I don’t believe God allows evil in the world. It isn’t a caprecious energy who sits back, with arms folded in complacency. Dark negativity is inherent in the energy of which God exists. Since we are all made up of energy…God is in us and we are literally a part of God. That means God is right here in the experiencing of all the joy and pain with us. God is experiencing and learning through the combined incarnations of everything in the universe, including what we understand to be evil.
We have a hard time comprehending the perfection of ourselves and our experiences because we can’t see our lifetime in the perspective of eternity. Most of us believe in life after death and that heaven is eternal. If that’s so, then how long is our lifetime of possible suffering…no matter how bad…in context to infinity?

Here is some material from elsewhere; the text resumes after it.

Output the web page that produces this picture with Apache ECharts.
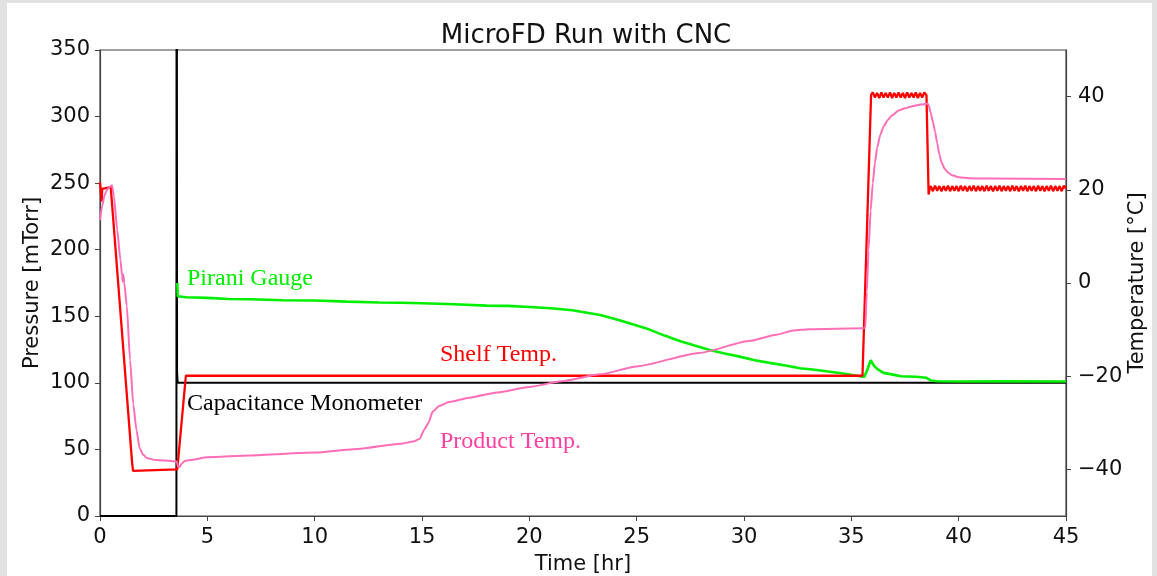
<!DOCTYPE html>
<html>
<head>
<meta charset="utf-8">
<script src="https://cdn.jsdelivr.net/npm/echarts@6/dist/echarts.min.js"></script>
<style>
html,body{margin:0;padding:0;background:#e2e2e2;}
#bg{position:absolute;left:7px;top:3px;width:1145px;height:573px;background:#fff;}
#chart{position:absolute;left:0;top:0;width:1157px;height:576px;}
</style>
</head>
<body>
<div id="bg"></div>
<div id="chart"></div>
<script>
// ---- Data (time in hours) ----
const capTime = [0, 3.56, 3.57, 3.59, 3.62, 5, 5.04, 5.08, 9.5, 9.54, 9.58, 14, 14.04, 14.08, 17.5, 17.54, 17.58, 21, 21.04, 21.08, 26, 26.04, 26.08, 30, 30.04, 30.08, 34.5, 34.54, 34.58, 38.6, 38.64, 38.68, 42.5, 42.54, 42.58, 45];
const capPressure = [0, 0, 800, 108, 100, 100, 101.2, 100, 100, 101.2, 100, 100, 101.2, 100, 100, 101.2, 100, 100, 101.2, 100, 100, 101.2, 100, 100, 101.2, 100, 100, 101.2, 100, 100, 101.2, 100, 100, 101.2, 100, 100];

const piraniTime = [3.6,3.62,3.7,4,5,6,7,8.5,10,11.5,13,14,15,16.5,18,19,20,21,22,23.3,24.2,25,25.6,26.3,27,27.7,28.4,29.1,29.8,30.5,31.2,32,32.6,33.3,34,34.7,35.4,35.6,35.75,35.9,36.05,36.2,36.5,37,37.3,38,38.5,38.7,39,40,42,45];
const piraniPressure = [175,165,164.5,164.3,163.8,163,162.8,162,161.8,161,160.3,160.2,159.8,159,158,157.8,157,156,154.5,151,147,143,140,135.5,131.5,128,124.7,122,119.7,117,115,112.8,111,109.8,108.4,106.8,105,104.4,110,117,113,110.5,107.5,106,105,104.6,103.8,101.8,101.2,101,101.2,101];

const shelfTime = [0,0.06,0.08,0.1,0.13,0.5,0.56,1.5,1.54,1.6,3.6,3.63,4.0,35.52,35.55,35.92,
  36.0,36.1,36.2,36.3,36.4,36.5,36.6,36.7,36.8,36.9,37.0,37.1,37.2,37.3,37.4,37.5,37.6,37.7,37.8,37.9,38.0,38.1,38.2,38.3,38.4,38.5,
  38.55,38.6,38.65,
  38.7,38.8,38.9,39.0,39.1,39.2,39.3,39.4,39.5,39.6,39.7,39.8,39.9,40.0,40.1,40.2,40.3,40.4,40.5,40.6,40.7,40.8,40.9,41.0,
  41.1,41.2,41.3,41.4,41.5,41.6,41.7,41.8,41.9,42.0,42.1,42.2,42.3,42.4,42.5,42.6,42.7,42.8,42.9,43.0,
  43.1,43.2,43.3,43.4,43.5,43.6,43.7,43.8,43.9,44.0,44.1,44.2,44.3,44.4,44.5,44.6,44.7,44.8,44.9,45.0];
const shelfTemp = [21.6,21.6,17.5,20.2,20.4,20.6,20.6,-38.8,-40.3,-40,-40,-40.2,-19.9,-19.9,-20.1,40.4,
  40.9,39.8,40.8,39.7,40.9,39.8,40.8,39.8,40.9,39.7,40.8,39.8,40.9,39.8,40.8,39.7,40.9,39.8,40.8,39.8,40.9,39.7,40.8,39.8,40.9,40.3,
  40.3,19.0,20.3,
  20.8,19.7,20.9,19.8,20.8,19.7,20.8,19.8,20.9,19.7,20.8,19.8,20.8,19.7,20.9,19.8,
  20.8,19.7,20.8,19.8,20.9,19.7,20.8,19.8,20.8,19.7,20.9,19.8,20.8,19.7,20.8,19.8,
  20.9,19.7,20.8,19.8,20.8,19.7,20.9,19.8,20.8,19.7,20.8,19.8,20.9,19.7,20.8,19.8,
  20.8,19.7,20.9,19.8,20.8,19.7,20.8,19.8,20.9,19.7,20.8,19.8,20.8,19.7,20.9,20.2];

const productTime = [0,0.1,0.2,0.3,0.4,0.5,0.56,0.65,0.8,0.95,1.03,1.06,1.09,1.13,1.25,1.4,1.55,1.7,1.85,2.0,2.2,2.6,3.0,3.58,3.63,3.7,3.8,3.95,4.2,5.0,7.0,10.0,12.0,14.0,14.6,14.9,15.1,15.3,15.5,15.8,16.3,17.2,18.5,20.0,21.5,23.3,25.0,27.9,30.3,31.5,32.3,33.0,35.55,
  35.65,35.72,35.8,35.9,36.0,36.1,36.2,36.35,36.5,36.7,36.9,37.2,37.5,37.8,38.1,38.45,38.55,
  38.6,38.7,38.8,38.9,39.0,39.1,39.2,39.35,39.5,39.7,40.0,40.5,41.5,45];
const productTemp = [13.5,16.5,18.6,19.8,20.4,20.8,21,18.5,11.5,5,1.5,0.3,1.8,0,-5,-16.5,-26,-31.6,-35.5,-36.8,-37.6,-38,-38.1,-38.3,-39.4,-39.5,-38.8,-38.2,-38,-37.4,-37,-36.4,-35.6,-34.5,-34,-33.4,-31.5,-30,-27.6,-26.4,-25.5,-24.6,-23.5,-22.3,-21.1,-19.6,-17.9,-15,-12.4,-11.1,-10.2,-9.9,-9.7,
  -9.6,-2,7,15.5,21.5,25.8,29,31.8,33.6,35,36,37,37.5,37.9,38.2,38.4,38.5,
  38.2,36.5,34.6,32.5,30,27.6,25.9,24.5,23.7,23.1,22.7,22.5,22.4,22.3];

const xTicks = [0,5,10,15,20,25,30,35,40,45];
const tempTicks = [-40,-20,0,20,40];

const zip = (a, b) => a.map((v, i) => [v, b[i]]);
const fmt = v => (v < 0 ? '\u2212' + Math.abs(v) : String(v));

const chart = echarts.init(document.getElementById('chart'), null, {renderer: 'canvas'});
const axisFont = {fontFamily: 'DejaVu Sans', fontSize: 21, color: '#111'};
const annFont = '24px "Liberation Serif"';

chart.setOption({
  backgroundColor: 'transparent',
  animation: false,
  title: {
    text: 'MicroFD Run with CNC',
    left: 581, top: 18, textAlign: 'center',
    textStyle: {fontFamily: 'DejaVu Sans', fontSize: 26, fontWeight: 'normal', color: '#111'}
  },
  grid: {left: 100, right: 91, top: 50, bottom: 60, outerBoundsMode: 'none', containLabel: false,
         show: true, borderColor: '#444', borderWidth: 1.2, backgroundColor: '#fff'},
  xAxis: {
    type: 'value', min: 0, max: 45, interval: 5,
    name: 'Time [hr]', nameLocation: 'middle', nameGap: 38,
    nameTextStyle: axisFont,
    axisLine: {show: true, onZero: false, lineStyle: {color: '#444', width: 1.2}},
    axisTick: {show: true, length: 5, lineStyle: {color: '#444'}},
    axisLabel: Object.assign({margin: 11}, axisFont),
    splitLine: {show: false}
  },
  yAxis: [
    {
      type: 'value', min: 0, max: 350, interval: 50,
      name: 'Pressure [mTorr]', nameLocation: 'middle', nameGap: 57, nameRotate: 90, nameMoveOverlap: false,
      nameTextStyle: axisFont,
      axisLine: {show: true, lineStyle: {color: '#444', width: 1.2}},
      axisTick: {show: true, length: 5, lineStyle: {color: '#444'}},
      axisLabel: Object.assign({margin: 10}, axisFont),
      splitLine: {show: false}
    },
    {
      type: 'value', min: -50, max: 50, position: 'right',
      name: 'Temperature [\u00b0C]', nameLocation: 'middle', nameGap: 61, nameRotate: 90, nameMoveOverlap: false,
      nameTextStyle: axisFont,
      axisLine: {show: true, lineStyle: {color: '#444', width: 1.2}},
      axisTick: {show: true, length: 5, customValues: tempTicks, lineStyle: {color: '#444'}},
      axisLabel: Object.assign({margin: 12, customValues: tempTicks, formatter: fmt}, axisFont),
      splitLine: {show: false}
    }
  ],
  series: [
    {name: 'Capacitance Monometer', type: 'line', yAxisIndex: 0, data: zip(capTime, capPressure),
     showSymbol: false, lineStyle: {color: '#000', width: 2}, clip: true, z: 2},
    {name: 'Pirani Gauge', type: 'line', yAxisIndex: 0, data: zip(piraniTime, piraniPressure),
     showSymbol: false, lineStyle: {color: '#00ee00', width: 2.6}, clip: true, z: 3},
    {name: 'Shelf Temp.', type: 'line', yAxisIndex: 1, data: zip(shelfTime, shelfTemp),
     showSymbol: false, lineStyle: {color: '#ff0000', width: 2.3}, clip: true, z: 4},
    {name: 'Product Temp.', type: 'line', yAxisIndex: 1, data: zip(productTime, productTemp),
     showSymbol: false, smooth: 0.2, smoothMonotone: 'x', lineStyle: {color: '#ff6eb6', width: 2}, clip: true, z: 5}
  ],
  graphic: [
    {type: 'text', left: 187, top: 267, z: 10, style: {text: 'Pirani Gauge', fill: '#00ee00', font: annFont}},
    {type: 'text', left: 440, top: 343, z: 10, style: {text: 'Shelf Temp.', fill: '#ff0000', font: annFont}},
    {type: 'text', left: 187, top: 392, z: 10, style: {text: 'Capacitance Monometer', fill: '#000', font: annFont}},
    {type: 'text', left: 440, top: 430, z: 10, style: {text: 'Product Temp.', fill: '#ff3fa0', font: annFont}}
  ]
});
</script>
</body>
</html>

It would mean that our lifetime is literally a spark or a blink in the overall, never ending, existence of God’s eternal energy. There is also the possibility of reincarnation. In order for me to experientially know the truth of what it means to be human, then I must be a victim and an offender…and then evolve into neither so I can see both in objectivity. The totality of life’s perfection is beyond our comprehension. Our understanding of existence can only go as deeply inward and outward as the most powerful micro or telescope will allow. Yet even with our limitations we know that, like the view of earth from space, the farther we back up and allow our vision to expand…the more beautiful this perfection becomes.
I am extremely grateful for the book review against God I read this morning. The author’s views are perfect. That doesn’t mean that I agree with him. Without his and others’ view against God, I wouldn’t have ever had the reason to define what I believe. The more nuanced their arguement against, the more detailed my own must be as a counter point. Without the author’s book, I wouldn’t be sitting here writing this article today. In turn, my own article can be none other than perfect as well. Whether you agree or disagree; are inspired or irritated - this article will provoke you to think more deeply for yourself. And that is the beauty of all of our true perfection.
This pondering of perfection is causing a craving for two songs. First by Sting… Russians. Second, Firework by Katy Perry.